Archive | janvier, 2022

La galette (ou la coque) au vin de Paille

5 Jan

C’est l’Épiphanie ! Oui, vous savez le coup des rois mages en folies, la galette, la fève, la couronne et tout le toutim. Non pas les Rois Mages en Galilée de la jolie (question de goût) petite Sheila, robe en kilt, couettes et cætera, du moins en ce qui me concerne, mais c’est en tout cas le moment, après Noël et le jour de l’an neuf, de célébrer à nouveau une fête bien chrétienne dans une république bien laïque actuellement soumise à une forte ébullition électorale.

Photo©Michel Smith

Seul un bon vin, un vin adéquat bien sûr, un vin éblouissant, un vin d’élévation et d’éducation, sans oublier une belle et fine galette beurrée et frangipanée avec tout le raffinement pâtissier, une sublime gâterie tranchée ensuite soigneusement en autant de parts que nécessaire, pouvaient me réveiller et déclencher en moi cette envie subite, avec ou sans couronne, de partager un instant le pur bonheur d’être ou de ne point être sacré roi. Notez que chez moi, à Béziers comme dans tout le Midi, la galette est remplacée par une coque des rois, sorte de brioche parfumée à la fleur d’oranger et coiffée de quelques fruits confits.

Photo©MichelSmithh

Pour célébrer, un tour d’exploration en cave s’imposa. Et que vis-je malgré la pénombre ? Un flacon esseulé, petit, certes, mais dodu à souhait qui n’attendait que mon regard et l’élan de mon bras pour être saisi. Je tombai donc sur cet adorable mini clavelin de 35 centilitres nommé Arbois, mais encore et surtout “Vin de paille”, qui plus est signé Rolet, la plus belle maison du Jura avant celle de l’illustre Henri Maire et ici rehaussée du millésime 2003, pas si vieux, pas si jeune non plus. En trois ou quatre tours de main, je tirai l’impeccable bouchon et je servai dans ma coupe quelques lampées d’un divin vin couleur châtaigne, fier de ma trouvaille et certain d’avoir opté pour “le”, l’indéniable, l’indiscutable mariage, le choix de circonstance.

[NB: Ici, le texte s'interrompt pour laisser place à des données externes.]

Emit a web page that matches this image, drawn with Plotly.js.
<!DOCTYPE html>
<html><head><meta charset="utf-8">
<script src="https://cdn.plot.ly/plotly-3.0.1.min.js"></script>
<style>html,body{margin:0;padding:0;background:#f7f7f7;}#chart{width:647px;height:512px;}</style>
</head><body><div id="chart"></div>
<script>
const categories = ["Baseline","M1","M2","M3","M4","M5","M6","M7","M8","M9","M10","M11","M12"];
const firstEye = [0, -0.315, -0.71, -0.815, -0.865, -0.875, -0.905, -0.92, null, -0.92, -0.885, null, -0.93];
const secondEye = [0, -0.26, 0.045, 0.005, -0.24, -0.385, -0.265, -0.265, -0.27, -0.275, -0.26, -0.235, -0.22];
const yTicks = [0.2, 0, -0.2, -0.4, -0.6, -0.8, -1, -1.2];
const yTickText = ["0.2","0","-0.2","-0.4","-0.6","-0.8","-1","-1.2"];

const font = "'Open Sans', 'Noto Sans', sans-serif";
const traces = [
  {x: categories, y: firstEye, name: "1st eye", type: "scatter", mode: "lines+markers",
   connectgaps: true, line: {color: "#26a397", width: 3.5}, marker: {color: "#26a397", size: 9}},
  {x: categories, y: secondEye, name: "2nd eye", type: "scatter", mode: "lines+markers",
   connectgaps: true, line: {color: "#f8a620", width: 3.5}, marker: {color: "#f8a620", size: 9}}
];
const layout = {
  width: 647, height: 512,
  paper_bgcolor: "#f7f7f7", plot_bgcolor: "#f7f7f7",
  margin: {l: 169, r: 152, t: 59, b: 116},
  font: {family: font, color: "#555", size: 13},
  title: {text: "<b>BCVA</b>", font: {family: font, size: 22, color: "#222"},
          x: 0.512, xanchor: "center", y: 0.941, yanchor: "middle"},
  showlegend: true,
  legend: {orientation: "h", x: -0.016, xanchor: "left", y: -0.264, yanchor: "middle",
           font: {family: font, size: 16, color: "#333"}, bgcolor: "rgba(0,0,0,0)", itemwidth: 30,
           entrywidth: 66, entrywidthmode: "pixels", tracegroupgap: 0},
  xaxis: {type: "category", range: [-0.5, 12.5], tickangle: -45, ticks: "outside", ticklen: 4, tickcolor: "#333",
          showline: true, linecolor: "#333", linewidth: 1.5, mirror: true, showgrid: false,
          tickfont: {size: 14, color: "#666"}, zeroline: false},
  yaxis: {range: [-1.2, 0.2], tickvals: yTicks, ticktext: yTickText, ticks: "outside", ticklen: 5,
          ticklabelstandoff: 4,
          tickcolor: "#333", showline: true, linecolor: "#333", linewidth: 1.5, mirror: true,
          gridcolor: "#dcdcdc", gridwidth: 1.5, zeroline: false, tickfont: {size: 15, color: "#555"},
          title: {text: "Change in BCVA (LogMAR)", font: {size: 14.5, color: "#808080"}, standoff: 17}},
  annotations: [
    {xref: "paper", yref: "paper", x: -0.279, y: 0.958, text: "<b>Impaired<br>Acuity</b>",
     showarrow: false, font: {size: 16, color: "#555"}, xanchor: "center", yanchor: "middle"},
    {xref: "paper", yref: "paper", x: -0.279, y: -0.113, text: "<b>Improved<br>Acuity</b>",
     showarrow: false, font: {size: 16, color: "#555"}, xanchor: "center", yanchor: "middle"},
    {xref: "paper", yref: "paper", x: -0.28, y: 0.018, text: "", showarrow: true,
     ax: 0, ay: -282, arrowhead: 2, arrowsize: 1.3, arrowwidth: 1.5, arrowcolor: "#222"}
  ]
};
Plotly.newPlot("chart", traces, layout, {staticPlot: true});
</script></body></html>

En fait de circonstance, ce fut tout simplement Byzance ! Au point que je ne pris même pas la peine de prendre de notes, assailli que j’étais par les senteurs qui émanaient du verre. Vous imaginez un peu ce que 35 centilitres d’un jus poisseux mais fin, étonnement frais, délicatement empreint de raisin confit, de poire curé cuite et de coing réduit en pâte, peuvent remuer de souvenirs, un peu comme si j’étais en visite dans un vieux grenier viticole de Vénétie. Vous pensez bien que ce vin aussi inhabituel qu’unique fut englouti sans cérémonie. Ayant raccompagné mes deux amis, je ne fus surpris qu’à moitié d’avoir laissé un très léger fond dans cette belle bouteille de taille réduite. Quelques heures plus tard, en s’épanouissant, ce vin était devenu digestif et ne chancelait nullement : sa « sucrosité » laissait place à une acidité éblouissante, il était prodigieux et, en une lampée, avalé les yeux fermés, il me pénétra et m’emporta en un délicieux sommeil de sieste. 

Michel Smith

PS En gros, voilà la fiche technique de ce vin : Savagnin et Chardonnay surtout, sans oublier 20 % de Poulsard, que de belles grappes séchées six semaines environ, puis pressées délicatement pour une lente fermentation jusqu’à 16° avec, pour finir, trois ans d’élevage en fûts de chêne. Le millésime actuel en vente au Domaine Rolet Père et Fils, le 2015, est autour de 180 € pour six jolis petits flacons.